On the store fleet, we ended the quarter with 757 stores. For the first half of the year, we opened 18 new stores, remodeled or rightsized 30 stores and closed 26 stores. New and remodeled store performance has exceeded our expectations, and we are excited to deliver many new store experiences in the weeks and months to come. For the full year, we expect to deliver approximately 60 new stores, 60 remodels and rightsizes and 40 closures.
Shifting to our expectations for the rest of fiscal 2024. We've had a strong start to the year, delivering record net sales in the first half, and the momentum has continued in the first few weeks of the third quarter. For the third quarter, we expect net sales to be up low double digits compared to third quarter 2023 level of $1.06 billion, including a year-over-year headwind of around $10 million or 90 basis points due to the calendar shift from the 53rd week in 2023. We expect growth across seasons and brands and minimal impact from foreign currency.
We expect operating margin to be in the range of 13% to 14% compared to 13.1% in 2023. We expect the gross profit rate to be consistent with 2023 now that we are through the majority of the cotton benefit, and we expect to see year-over-year freight pressure in the quarter. We also plan to continue investing in our brands and infrastructure, which we expect will moderate potential OpEx leverage, keeping expected operating margins around 2023 levels.

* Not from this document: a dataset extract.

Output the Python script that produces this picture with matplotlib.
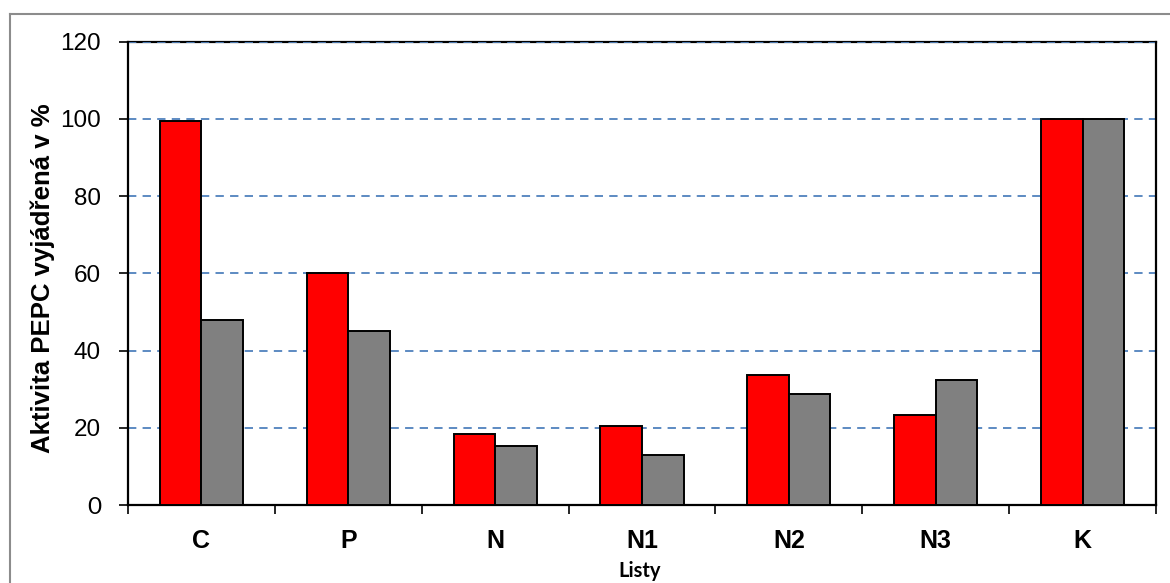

And we expect an effective tax rate in the mid-20s.
For the full year, we now expect net sales growth in the range of 12% to 13%, up from the 2023 level of approximately $4.3 billion, an increase in the previous outlook of up around 10%. This outlook continues to include an adverse impact of around $50 million from the loss of the 53rd week in 2023. We've included a table in the press release to provide more detail on expected sales and comparative growth impacts by quarter and for the full year.
For operating margin, we expect to be in the range of 14% to 15%, increasing the high ends compared to our prior outlook. We continue to expect the year-over-year improvement to be driven by gross profit rate expansion from the combination of lower cotton costs and higher AURs on lower promotions and clearance selling, slightly offset by higher freight costs.
We also continue to expect full year expense leverage while executing our agile funding process to find ways to accelerate investments in the business in the months to come. We expect an effective tax rate in the mid-20s and capital expenditures of approximately $170 million.
To finish up, we are very happy with how our teams are executing across the business. We delivered record financial results in the first half, improved our balance sheet with the elimination of funded debt and continued to invest in our brands and infrastructure. We look forward to executing our plans in the back half to deliver sustainable, profitable growth this year.
Operator, we are now ready for questions.
[Operator Instructions] Our first question comes from Dana Telsey with Telsey Advisory Group.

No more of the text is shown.